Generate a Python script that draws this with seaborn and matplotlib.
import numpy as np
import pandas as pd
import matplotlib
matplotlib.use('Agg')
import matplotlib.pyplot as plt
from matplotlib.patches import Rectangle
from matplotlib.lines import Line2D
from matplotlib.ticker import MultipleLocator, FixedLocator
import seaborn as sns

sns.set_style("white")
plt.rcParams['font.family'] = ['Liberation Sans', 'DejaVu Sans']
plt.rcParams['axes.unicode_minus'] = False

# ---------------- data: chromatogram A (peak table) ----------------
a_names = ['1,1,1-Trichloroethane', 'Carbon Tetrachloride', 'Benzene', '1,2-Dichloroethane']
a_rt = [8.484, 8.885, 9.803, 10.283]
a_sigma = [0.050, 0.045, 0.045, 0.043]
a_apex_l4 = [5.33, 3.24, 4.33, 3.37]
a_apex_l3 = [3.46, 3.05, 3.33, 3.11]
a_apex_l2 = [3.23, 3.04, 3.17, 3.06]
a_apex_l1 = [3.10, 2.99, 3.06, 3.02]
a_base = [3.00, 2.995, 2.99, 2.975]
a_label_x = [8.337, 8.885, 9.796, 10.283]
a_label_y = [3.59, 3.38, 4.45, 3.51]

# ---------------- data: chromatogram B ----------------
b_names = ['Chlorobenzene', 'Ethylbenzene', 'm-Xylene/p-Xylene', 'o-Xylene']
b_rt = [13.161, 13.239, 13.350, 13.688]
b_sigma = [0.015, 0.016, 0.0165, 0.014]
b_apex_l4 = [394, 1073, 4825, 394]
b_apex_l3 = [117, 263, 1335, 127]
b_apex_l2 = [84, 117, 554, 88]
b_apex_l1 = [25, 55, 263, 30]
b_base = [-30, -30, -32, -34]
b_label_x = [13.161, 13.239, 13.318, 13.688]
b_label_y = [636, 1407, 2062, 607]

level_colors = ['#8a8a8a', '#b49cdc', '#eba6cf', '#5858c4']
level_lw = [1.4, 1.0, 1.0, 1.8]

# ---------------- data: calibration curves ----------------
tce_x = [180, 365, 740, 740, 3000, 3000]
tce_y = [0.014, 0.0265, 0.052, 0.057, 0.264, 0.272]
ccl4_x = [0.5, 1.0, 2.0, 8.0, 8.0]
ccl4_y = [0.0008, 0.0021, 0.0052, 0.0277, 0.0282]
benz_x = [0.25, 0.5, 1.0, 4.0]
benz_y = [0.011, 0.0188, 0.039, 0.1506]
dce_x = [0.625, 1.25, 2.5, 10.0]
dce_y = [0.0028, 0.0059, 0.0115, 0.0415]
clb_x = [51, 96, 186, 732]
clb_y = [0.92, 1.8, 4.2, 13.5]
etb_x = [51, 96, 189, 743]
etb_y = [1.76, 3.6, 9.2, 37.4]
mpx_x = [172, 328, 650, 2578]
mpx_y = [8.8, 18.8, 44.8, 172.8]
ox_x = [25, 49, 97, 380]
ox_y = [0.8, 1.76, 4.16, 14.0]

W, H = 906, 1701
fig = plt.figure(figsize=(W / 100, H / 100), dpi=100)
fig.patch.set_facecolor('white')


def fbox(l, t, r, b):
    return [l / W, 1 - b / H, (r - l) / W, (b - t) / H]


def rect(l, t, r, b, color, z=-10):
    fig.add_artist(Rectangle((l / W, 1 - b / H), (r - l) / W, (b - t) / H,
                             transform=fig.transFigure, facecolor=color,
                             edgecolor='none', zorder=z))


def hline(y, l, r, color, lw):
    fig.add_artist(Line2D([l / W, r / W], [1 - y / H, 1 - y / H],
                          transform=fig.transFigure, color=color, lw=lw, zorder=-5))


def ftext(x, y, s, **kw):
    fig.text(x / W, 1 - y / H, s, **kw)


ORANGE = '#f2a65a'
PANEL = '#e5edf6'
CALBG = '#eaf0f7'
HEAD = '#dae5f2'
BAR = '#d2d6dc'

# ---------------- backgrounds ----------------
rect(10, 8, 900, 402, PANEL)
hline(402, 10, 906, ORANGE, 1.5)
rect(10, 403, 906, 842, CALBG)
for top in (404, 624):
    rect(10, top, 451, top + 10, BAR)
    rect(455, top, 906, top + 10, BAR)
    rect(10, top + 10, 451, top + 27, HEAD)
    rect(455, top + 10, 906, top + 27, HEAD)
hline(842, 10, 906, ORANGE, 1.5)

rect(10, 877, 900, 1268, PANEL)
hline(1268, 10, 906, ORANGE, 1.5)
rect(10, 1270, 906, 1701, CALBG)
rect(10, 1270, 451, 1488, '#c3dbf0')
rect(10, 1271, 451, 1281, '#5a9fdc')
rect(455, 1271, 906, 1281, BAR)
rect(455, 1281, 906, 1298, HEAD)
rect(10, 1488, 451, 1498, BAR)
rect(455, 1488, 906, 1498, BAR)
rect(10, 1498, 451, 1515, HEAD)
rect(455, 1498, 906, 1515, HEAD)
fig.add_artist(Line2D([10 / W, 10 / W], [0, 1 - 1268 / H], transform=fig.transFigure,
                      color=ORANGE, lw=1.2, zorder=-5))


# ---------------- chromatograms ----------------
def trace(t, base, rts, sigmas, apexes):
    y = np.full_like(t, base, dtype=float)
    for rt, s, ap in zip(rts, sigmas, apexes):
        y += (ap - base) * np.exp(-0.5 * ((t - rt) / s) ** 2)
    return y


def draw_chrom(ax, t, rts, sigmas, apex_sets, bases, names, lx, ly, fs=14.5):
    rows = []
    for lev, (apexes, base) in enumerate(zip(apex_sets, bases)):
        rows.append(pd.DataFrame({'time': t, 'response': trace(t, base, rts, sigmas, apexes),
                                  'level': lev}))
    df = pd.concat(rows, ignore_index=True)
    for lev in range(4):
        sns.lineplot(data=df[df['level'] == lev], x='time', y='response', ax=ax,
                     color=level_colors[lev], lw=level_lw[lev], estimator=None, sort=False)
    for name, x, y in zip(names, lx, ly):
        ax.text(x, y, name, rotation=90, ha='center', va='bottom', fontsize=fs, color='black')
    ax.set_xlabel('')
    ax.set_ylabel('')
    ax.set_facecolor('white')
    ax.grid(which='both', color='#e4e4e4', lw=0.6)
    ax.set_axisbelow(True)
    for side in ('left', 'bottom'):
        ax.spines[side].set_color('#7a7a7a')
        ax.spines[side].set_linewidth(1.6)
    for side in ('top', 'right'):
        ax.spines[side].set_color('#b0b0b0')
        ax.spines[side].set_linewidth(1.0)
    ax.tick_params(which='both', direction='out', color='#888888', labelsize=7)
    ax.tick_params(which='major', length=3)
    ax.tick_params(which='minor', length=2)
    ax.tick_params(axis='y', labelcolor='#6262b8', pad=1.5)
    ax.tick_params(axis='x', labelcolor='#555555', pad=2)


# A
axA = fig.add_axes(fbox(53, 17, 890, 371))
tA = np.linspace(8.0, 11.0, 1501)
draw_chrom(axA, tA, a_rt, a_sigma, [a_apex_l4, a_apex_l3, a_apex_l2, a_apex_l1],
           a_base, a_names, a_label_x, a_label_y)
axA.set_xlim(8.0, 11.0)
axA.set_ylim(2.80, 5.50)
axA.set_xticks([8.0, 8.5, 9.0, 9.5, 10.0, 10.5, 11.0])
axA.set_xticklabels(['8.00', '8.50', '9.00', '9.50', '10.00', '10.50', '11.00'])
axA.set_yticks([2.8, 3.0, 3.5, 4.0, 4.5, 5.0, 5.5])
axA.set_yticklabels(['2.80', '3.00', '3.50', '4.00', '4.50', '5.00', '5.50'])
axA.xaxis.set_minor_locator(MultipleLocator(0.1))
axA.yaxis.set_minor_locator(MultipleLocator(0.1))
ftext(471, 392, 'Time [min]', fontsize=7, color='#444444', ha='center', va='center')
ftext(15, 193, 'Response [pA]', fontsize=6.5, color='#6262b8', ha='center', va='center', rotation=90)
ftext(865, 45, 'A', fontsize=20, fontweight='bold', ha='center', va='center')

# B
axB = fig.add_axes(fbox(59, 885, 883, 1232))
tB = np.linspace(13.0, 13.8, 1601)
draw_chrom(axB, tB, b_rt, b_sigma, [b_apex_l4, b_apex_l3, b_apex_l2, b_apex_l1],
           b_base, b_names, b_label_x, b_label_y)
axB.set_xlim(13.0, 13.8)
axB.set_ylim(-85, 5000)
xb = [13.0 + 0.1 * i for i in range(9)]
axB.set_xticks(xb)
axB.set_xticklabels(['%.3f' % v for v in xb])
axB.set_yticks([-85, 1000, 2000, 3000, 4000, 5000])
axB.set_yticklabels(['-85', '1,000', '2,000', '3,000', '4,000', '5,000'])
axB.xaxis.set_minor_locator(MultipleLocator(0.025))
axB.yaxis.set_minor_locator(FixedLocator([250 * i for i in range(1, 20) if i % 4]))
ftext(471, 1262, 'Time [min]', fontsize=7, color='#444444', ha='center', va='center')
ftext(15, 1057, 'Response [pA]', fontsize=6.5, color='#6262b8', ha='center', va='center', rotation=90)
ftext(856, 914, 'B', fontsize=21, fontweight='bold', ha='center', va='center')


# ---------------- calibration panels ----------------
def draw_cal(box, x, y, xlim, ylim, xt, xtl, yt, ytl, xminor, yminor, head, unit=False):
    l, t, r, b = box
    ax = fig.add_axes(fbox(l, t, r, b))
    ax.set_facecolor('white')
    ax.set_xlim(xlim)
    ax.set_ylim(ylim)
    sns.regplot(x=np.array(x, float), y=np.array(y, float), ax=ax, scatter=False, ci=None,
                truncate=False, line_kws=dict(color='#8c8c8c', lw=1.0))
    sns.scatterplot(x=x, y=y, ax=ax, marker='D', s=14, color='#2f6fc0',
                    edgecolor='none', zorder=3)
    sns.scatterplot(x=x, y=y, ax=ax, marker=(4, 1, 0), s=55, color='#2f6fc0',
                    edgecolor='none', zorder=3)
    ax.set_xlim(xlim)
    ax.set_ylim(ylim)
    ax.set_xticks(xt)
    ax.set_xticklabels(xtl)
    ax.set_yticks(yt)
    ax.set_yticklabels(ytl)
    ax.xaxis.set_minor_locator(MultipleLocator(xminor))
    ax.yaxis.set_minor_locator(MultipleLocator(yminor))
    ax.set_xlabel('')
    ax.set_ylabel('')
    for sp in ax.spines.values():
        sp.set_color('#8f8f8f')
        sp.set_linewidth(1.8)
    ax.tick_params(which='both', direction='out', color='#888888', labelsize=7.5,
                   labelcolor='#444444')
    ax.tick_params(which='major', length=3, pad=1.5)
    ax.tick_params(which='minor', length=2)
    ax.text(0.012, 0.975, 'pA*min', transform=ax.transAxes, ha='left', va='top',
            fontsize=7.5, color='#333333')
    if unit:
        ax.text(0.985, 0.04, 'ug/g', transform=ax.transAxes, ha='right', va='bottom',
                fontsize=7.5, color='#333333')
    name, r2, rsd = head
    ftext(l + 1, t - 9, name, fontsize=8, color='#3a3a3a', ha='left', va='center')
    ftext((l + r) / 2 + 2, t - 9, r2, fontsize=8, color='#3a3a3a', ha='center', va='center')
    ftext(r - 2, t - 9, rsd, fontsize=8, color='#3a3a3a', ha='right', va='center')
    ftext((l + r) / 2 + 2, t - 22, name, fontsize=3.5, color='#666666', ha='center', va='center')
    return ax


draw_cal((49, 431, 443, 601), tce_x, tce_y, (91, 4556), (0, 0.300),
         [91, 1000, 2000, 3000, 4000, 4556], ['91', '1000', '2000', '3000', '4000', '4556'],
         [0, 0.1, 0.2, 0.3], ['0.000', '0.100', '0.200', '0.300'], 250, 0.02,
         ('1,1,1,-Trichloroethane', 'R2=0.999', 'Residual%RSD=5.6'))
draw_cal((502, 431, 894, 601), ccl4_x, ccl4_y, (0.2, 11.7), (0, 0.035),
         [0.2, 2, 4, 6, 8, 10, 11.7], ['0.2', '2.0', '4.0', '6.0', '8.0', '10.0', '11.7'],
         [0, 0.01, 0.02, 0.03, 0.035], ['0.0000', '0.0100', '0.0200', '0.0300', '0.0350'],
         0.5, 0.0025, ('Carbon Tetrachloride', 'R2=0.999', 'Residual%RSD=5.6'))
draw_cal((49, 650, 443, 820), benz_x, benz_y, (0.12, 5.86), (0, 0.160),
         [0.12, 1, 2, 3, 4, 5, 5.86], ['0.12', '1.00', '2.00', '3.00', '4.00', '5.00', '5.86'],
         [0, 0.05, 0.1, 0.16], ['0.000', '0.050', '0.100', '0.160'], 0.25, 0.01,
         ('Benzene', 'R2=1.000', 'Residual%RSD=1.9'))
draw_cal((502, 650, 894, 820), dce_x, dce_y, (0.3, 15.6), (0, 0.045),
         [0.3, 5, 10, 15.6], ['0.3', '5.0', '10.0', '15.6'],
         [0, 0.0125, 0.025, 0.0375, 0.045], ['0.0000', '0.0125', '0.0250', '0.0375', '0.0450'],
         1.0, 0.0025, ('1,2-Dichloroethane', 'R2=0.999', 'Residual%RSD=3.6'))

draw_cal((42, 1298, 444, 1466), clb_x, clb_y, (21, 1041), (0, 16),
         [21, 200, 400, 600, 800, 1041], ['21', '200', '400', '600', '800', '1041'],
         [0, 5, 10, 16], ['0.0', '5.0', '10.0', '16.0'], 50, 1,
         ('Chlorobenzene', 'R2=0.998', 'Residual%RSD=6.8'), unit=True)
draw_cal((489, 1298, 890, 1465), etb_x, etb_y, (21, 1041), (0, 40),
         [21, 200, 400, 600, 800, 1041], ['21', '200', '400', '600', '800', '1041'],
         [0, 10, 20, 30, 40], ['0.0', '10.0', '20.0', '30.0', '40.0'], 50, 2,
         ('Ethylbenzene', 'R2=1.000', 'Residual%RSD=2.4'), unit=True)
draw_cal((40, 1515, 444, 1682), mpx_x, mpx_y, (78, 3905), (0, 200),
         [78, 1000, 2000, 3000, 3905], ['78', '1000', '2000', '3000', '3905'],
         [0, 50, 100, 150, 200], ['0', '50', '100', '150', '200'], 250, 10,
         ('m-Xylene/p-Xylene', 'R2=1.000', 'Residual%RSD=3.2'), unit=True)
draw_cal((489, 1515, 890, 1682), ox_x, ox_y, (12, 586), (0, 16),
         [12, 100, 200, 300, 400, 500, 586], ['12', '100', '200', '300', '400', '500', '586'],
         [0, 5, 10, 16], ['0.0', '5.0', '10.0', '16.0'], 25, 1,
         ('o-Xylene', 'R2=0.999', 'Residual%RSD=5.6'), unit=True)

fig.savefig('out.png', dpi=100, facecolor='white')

---------------

• TASK DIRECTIONS: Pick out each line containing the string "matplotlib" and copy it.

• RESPONSE FOR THIS EXERCISE:
Generate a Python script that draws this with seaborn and matplotlib.
import matplotlib
matplotlib.use('Agg')
import matplotlib.pyplot as plt
from matplotlib.patches import Rectangle
from matplotlib.lines import Line2D
from matplotlib.ticker import MultipleLocator, FixedLocator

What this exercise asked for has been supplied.